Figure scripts
-- begin --

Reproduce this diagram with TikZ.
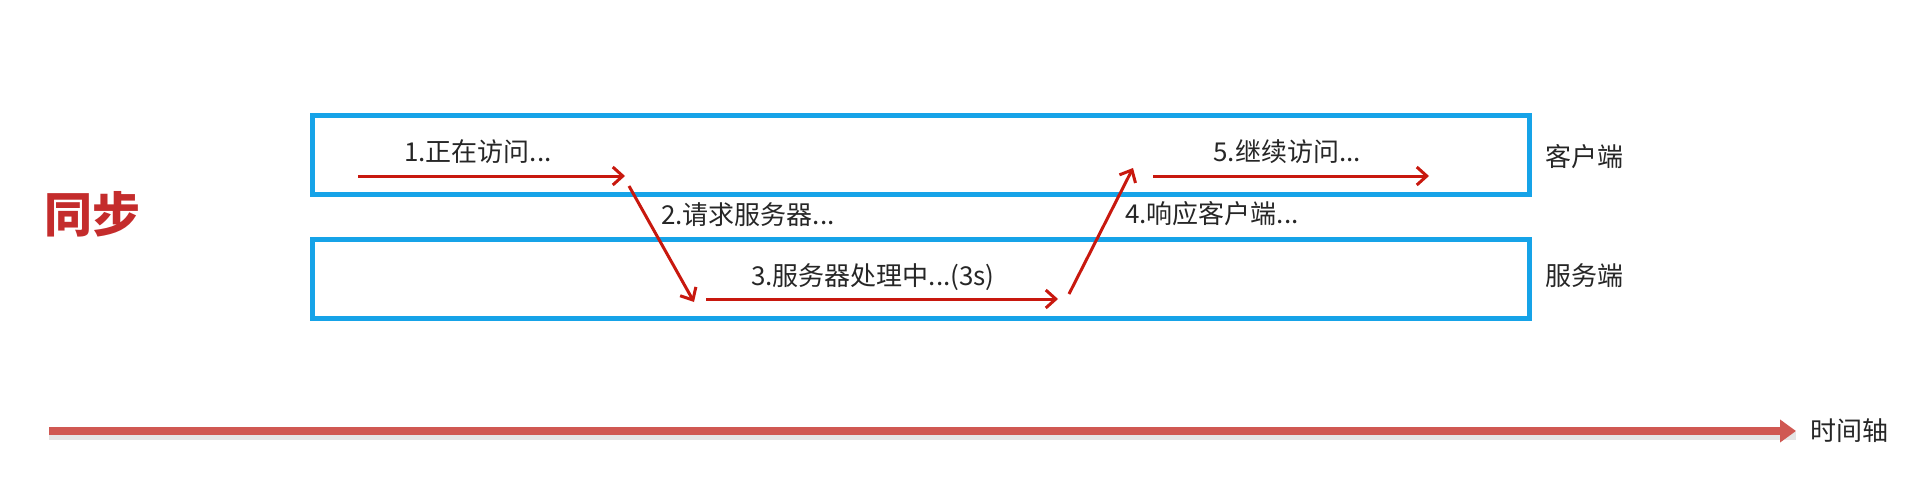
\documentclass[tikz,border=0pt]{standalone}
\usepackage{fontspec}
\setmainfont{Noto Sans CJK SC}
\usetikzlibrary{arrows.meta,positioning}
\definecolor{laneblue}{RGB}{22,163,232}
\definecolor{flowred}{RGB}{200,24,14}
\definecolor{axisred}{RGB}{208,88,82}
\definecolor{titlered}{RGB}{196,44,44}
\tikzset{
  lane/.style={draw=laneblue, line width=5pt, minimum width=1217pt, minimum height=79pt, anchor=north west, inner sep=0pt},
  flow/.style={draw=flowred, line width=3pt, -{Straight Barb[length=10pt,width=18pt,line width=3pt]}},
  lbl/.style={font=\fontsize{26pt}{30pt}\selectfont, text=black!85, inner sep=0pt}
}

\begin{document}
\begin{tikzpicture}[x=1pt, y=-1pt]
  \useasboundingbox (0,0) rectangle (1920,496);
  % title
  \node[font=\fontsize{48pt}{54pt}\selectfont\bfseries, text=titlered] (title) at (92,214) {同步};
  % lanes
  \node[lane] (client) at (310,113) {};
  \node[lane] (server) at (310,237) {};
  \node[lbl, anchor=west] (clientlbl) at (1545,157) {客户端};
  \node[lbl, anchor=west] (serverlbl) at (1545,276) {服务端};
  % arrow end points
  \coordinate (p1) at (358,176);
  \coordinate (p2) at (625,176);
  \coordinate (p3) at (629,186);
  \coordinate (p4) at (694,302);
  \coordinate (p5) at (706,299);
  \coordinate (p6) at (1058,299);
  \coordinate (p7) at (1069,294);
  \coordinate (p8) at (1133,168);
  \coordinate (p9) at (1153,176);
  \coordinate (p10) at (1429,176);
  % request and response
  \draw[flow] (p1) -- (p2);
  \draw[flow] (p3) -- (p4);
  \draw[flow] (p5) -- (p6);
  \draw[flow] (p7) -- (p8);
  \draw[flow] (p9) -- (p10);
  \node[lbl] (s1) at (478,152) {1.正在访问...};
  \node[lbl, anchor=west] (s2) at (661,215) {2.请求服务器...};
  \node[lbl] (s3) at (873,277) {3.服务器处理中...(3s)};
  \node[lbl, anchor=west] (s4) at (1125,214) {4.响应客户端...};
  \node[lbl] (s5) at (1287,152) {5.继续访问...};
  % time axis
  \coordinate (t0) at (49,431);
  \coordinate (t1) at (1796,431);
  \draw[line width=8pt, black!10] ([yshift=-5pt]t0) -- ([yshift=-5pt]t1);
  \draw[line width=8pt, axisred, -{Triangle[length=16pt,width=22pt]}] (t0) -- (t1);
  \node[lbl, anchor=west] (axislbl) at (1810,431) {时间轴};
\end{tikzpicture}
\end{document}
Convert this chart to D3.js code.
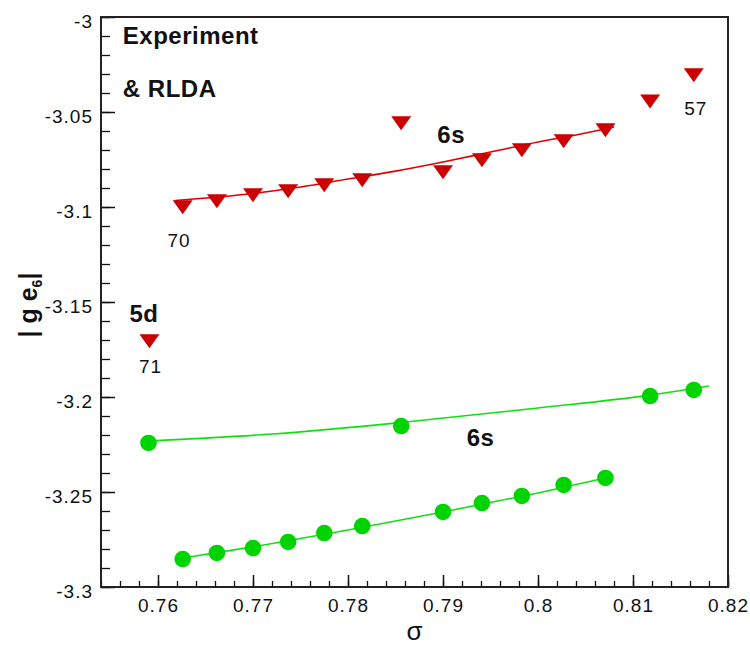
<!DOCTYPE html>
<html>
<head>
<meta charset="utf-8">
<script src="https://cdn.jsdelivr.net/npm/d3@7"></script>
<style>
  html, body { margin: 0; padding: 0; background: #fff; }
  svg { display: block; }
  text { font-family: "Liberation Sans", Arial, sans-serif; fill: #111; }
</style>
</head>
<body>
<svg id="chart" width="750" height="647"></svg>
<script>
// ---- Data ----
const xTicks = [0.76, 0.77, 0.78, 0.79, 0.8, 0.81, 0.82];
const xTickLabels = ["0.76", "0.77", "0.78", "0.79", "0.8", "0.81", "0.82"];
const yTicks = [-3, -3.05, -3.1, -3.15, -3.2, -3.25, -3.3];
const yTickLabels = ["-3", "-3.05", "-3.1", "-3.15", "-3.2", "-3.25", "-3.3"];

// Red triangles (6s experiment)
const redSigma = [0.7626, 0.7662, 0.7700, 0.7737, 0.7775, 0.7815, 0.7856, 0.7900, 0.7941, 0.7983, 0.8027, 0.8071, 0.8118, 0.8164];
const redValue = [-3.0989, -3.0958, -3.0926, -3.0905, -3.0874, -3.0847, -3.0547, -3.0805, -3.0742, -3.0689, -3.0642, -3.0584, -3.0432, -3.0295];
// Red 5d point
const red5dSigma = [0.7591];
const red5dValue = [-3.1695];
// Red fit curve
const redFitSigma = [0.7618, 0.7700, 0.7750, 0.7800, 0.7850, 0.7900, 0.7950, 0.8000, 0.8040, 0.8080];
const redFitValue = [-3.0966, -3.0929, -3.0895, -3.0853, -3.0811, -3.0763, -3.0711, -3.0658, -3.0621, -3.0579];

// Green circles, upper series
const greenUpSigma = [0.7590, 0.7856, 0.8118, 0.8164];
const greenUpValue = [-3.2242, -3.2153, -3.1995, -3.1963];
const greenUpFitSigma = [0.7590, 0.7720, 0.7856, 0.8000, 0.8118, 0.8180];
const greenUpFitValue = [-3.2232, -3.2195, -3.2134, -3.2058, -3.1990, -3.1942];

// Green circles, lower series
const greenLowSigma = [0.7626, 0.7662, 0.7700, 0.7737, 0.7775, 0.7815, 0.7900, 0.7941, 0.7983, 0.8027, 0.8071];
const greenLowValue = [-3.2853, -3.2821, -3.2795, -3.2763, -3.2716, -3.2679, -3.2605, -3.2558, -3.2521, -3.2463, -3.2426];
const greenLowFitSigma = [0.7626, 0.7700, 0.7800, 0.7900, 0.8000, 0.8071];
const greenLowFitValue = [-3.2847, -3.2789, -3.2700, -3.2605, -3.2505, -3.2426];

// Annotations
const annotations = [
  { text: "Experiment", sigma: 0.7563, value: -3.0143, bold: true },
  { text: "& RLDA", sigma: 0.7563, value: -3.0421, bold: true },
  { text: "6s", sigma: 0.7894, value: -3.0663, bold: true },
  { text: "6s", sigma: 0.7925, value: -3.2258, bold: true },
  { text: "5d", sigma: 0.7570, value: -3.1605, bold: true },
  { text: "70", sigma: 0.7610, value: -3.1211, bold: false },
  { text: "71", sigma: 0.7580, value: -3.1874, bold: false },
  { text: "57", sigma: 0.8154, value: -3.0516, bold: false }
];

// ---- Layout ----
const L = 101, R = 728, T = 17, B = 587;
const RED = "#cc0000", RED_LINE = "#e00000";
const GREEN = "#00d400", GREEN_LINE = "#10e010";

const svg = d3.select("#chart");
const x = d3.scaleLinear().domain([0.754, 0.82]).range([L, R]);
const y = d3.scaleLinear().domain([-3.3, -3.0]).range([B, T]);

// Minor ticks
const xMinor = d3.range(0, 34).map(i => +(0.754 + i * 0.002).toFixed(3)).filter(v => v <= 0.82);
const yMinor = d3.range(0, 31).map(i => +(-3.3 + i * 0.01).toFixed(2));

svg.append("g").attr("transform", `translate(0,${B})`)
  .call(d3.axisBottom(x).tickValues(xMinor).tickSize(-6).tickFormat(""))
  .call(g => g.select(".domain").remove())
  .selectAll("line").attr("stroke", "#111").attr("stroke-width", 1.3);

svg.append("g").attr("transform", `translate(${L},0)`)
  .call(d3.axisLeft(y).tickValues(yMinor).tickSize(-9).tickFormat(""))
  .call(g => g.select(".domain").remove())
  .selectAll("line").attr("stroke", "#111").attr("stroke-width", 1.3);

// Major ticks + labels
const xAxis = svg.append("g").attr("transform", `translate(0,${B})`)
  .call(d3.axisBottom(x).tickValues(xTicks).tickSize(-12).tickPadding(11.5)
    .tickFormat((d, i) => xTickLabels[i]));
xAxis.select(".domain").remove();
xAxis.selectAll("line").attr("stroke", "#111").attr("stroke-width", 1.5);
xAxis.selectAll("text").attr("font-size", 19).attr("letter-spacing", 1)
  .attr("font-family", "Liberation Sans, Arial, sans-serif").attr("fill", "#111");

const yAxis = svg.append("g").attr("transform", `translate(${L},0)`)
  .call(d3.axisLeft(y).tickValues(yTicks).tickSize(-14).tickPadding(8)
    .tickFormat((d, i) => yTickLabels[i]));
yAxis.select(".domain").remove();
yAxis.selectAll("line").attr("stroke", "#111").attr("stroke-width", 1.5);
yAxis.selectAll("text").attr("font-size", 19).attr("letter-spacing", 1)
  .attr("dy", "0.55em")
  .attr("font-family", "Liberation Sans, Arial, sans-serif").attr("fill", "#111");

// Frame
svg.append("rect").attr("x", L).attr("y", T).attr("width", R - L).attr("height", B - T)
  .attr("fill", "none").attr("stroke", "#222").attr("stroke-width", 2);

// Lines
const zip = (a, b) => a.map((v, i) => [v, b[i]]);
const smooth = d3.line().curve(d3.curveMonotoneX).x(d => x(d[0])).y(d => y(d[1]));
const straight = d3.line().x(d => x(d[0])).y(d => y(d[1]));

svg.append("path").datum(zip(redFitSigma, redFitValue)).attr("d", smooth)
  .attr("fill", "none").attr("stroke", RED_LINE).attr("stroke-width", 1.6);
svg.append("path").datum(zip(greenUpFitSigma, greenUpFitValue)).attr("d", smooth)
  .attr("fill", "none").attr("stroke", GREEN_LINE).attr("stroke-width", 1.6);
svg.append("path").datum(zip(greenLowFitSigma, greenLowFitValue)).attr("d", straight)
  .attr("fill", "none").attr("stroke", GREEN_LINE).attr("stroke-width", 1.6);

// Markers
const triPath = "M-10,-4.7 L10,-4.7 L0,9.3 Z";
svg.append("g").selectAll("path.tri")
  .data(zip(redSigma, redValue).concat(zip(red5dSigma, red5dValue)))
  .join("path").attr("class", "tri")
  .attr("transform", d => `translate(${x(d[0])},${y(d[1])})`)
  .attr("d", triPath).attr("fill", RED);

svg.append("g").selectAll("circle")
  .data(zip(greenUpSigma, greenUpValue).concat(zip(greenLowSigma, greenLowValue)))
  .join("circle")
  .attr("cx", d => x(d[0])).attr("cy", d => y(d[1])).attr("r", 8.3)
  .attr("fill", GREEN);

// Annotations
svg.append("g").selectAll("text")
  .data(annotations).join("text")
  .attr("x", d => x(d.sigma)).attr("y", d => y(d.value))
  .attr("font-size", d => d.bold ? 24 : 19)
  .attr("font-weight", d => d.bold ? "bold" : "normal")
  .attr("letter-spacing", d => d.bold ? 0.5 : 1)
  .text(d => d.text);

// Axis titles
svg.append("text").attr("x", (L + R) / 2).attr("y", 640)
  .attr("text-anchor", "middle")
  .attr("font-family", "Liberation Serif, serif")
  .attr("font-size", 26).text("σ");

const yt = svg.append("text").attr("transform", "translate(37,305) rotate(-90)")
  .attr("text-anchor", "middle").attr("font-size", 25).attr("font-weight", "bold");
yt.append("tspan").text("| g e");
yt.append("tspan").attr("font-size", 14).attr("dy", 5).text("6");
yt.append("tspan").attr("dy", -5).text("|");
</script>
</body>
</html>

-- end --

Given problem:
Your task is to quote, unchanged, only the lines from the line bearing "Convert this chart to D3.js code." through the line bearing "-3.0658, -3.0621, -3.0579];"; the pictures are not part of the copy.

Exercise solution:
Convert this chart to D3.js code.
<!DOCTYPE html>
<html>
<head>
<meta charset="utf-8">
<script src="https://cdn.jsdelivr.net/npm/d3@7"></script>
<style>
  html, body { margin: 0; padding: 0; background: #fff; }
  svg { display: block; }
  text { font-family: "Liberation Sans", Arial, sans-serif; fill: #111; }
</style>
</head>
<body>
<svg id="chart" width="750" height="647"></svg>
<script>
// ---- Data ----
const xTicks = [0.76, 0.77, 0.78, 0.79, 0.8, 0.81, 0.82];
const xTickLabels = ["0.76", "0.77", "0.78", "0.79", "0.8", "0.81", "0.82"];
const yTicks = [-3, -3.05, -3.1, -3.15, -3.2, -3.25, -3.3];
const yTickLabels = ["-3", "-3.05", "-3.1", "-3.15", "-3.2", "-3.25", "-3.3"];

// Red triangles (6s experiment)
const redSigma = [0.7626, 0.7662, 0.7700, 0.7737, 0.7775, 0.7815, 0.7856, 0.7900, 0.7941, 0.7983, 0.8027, 0.8071, 0.8118, 0.8164];
const redValue = [-3.0989, -3.0958, -3.0926, -3.0905, -3.0874, -3.0847, -3.0547, -3.0805, -3.0742, -3.0689, -3.0642, -3.0584, -3.0432, -3.0295];
// Red 5d point
const red5dSigma = [0.7591];
const red5dValue = [-3.1695];
// Red fit curve
const redFitSigma = [0.7618, 0.7700, 0.7750, 0.7800, 0.7850, 0.7900, 0.7950, 0.8000, 0.8040, 0.8080];
const redFitValue = [-3.0966, -3.0929, -3.0895, -3.0853, -3.0811, -3.0763, -3.0711, -3.0658, -3.0621, -3.0579];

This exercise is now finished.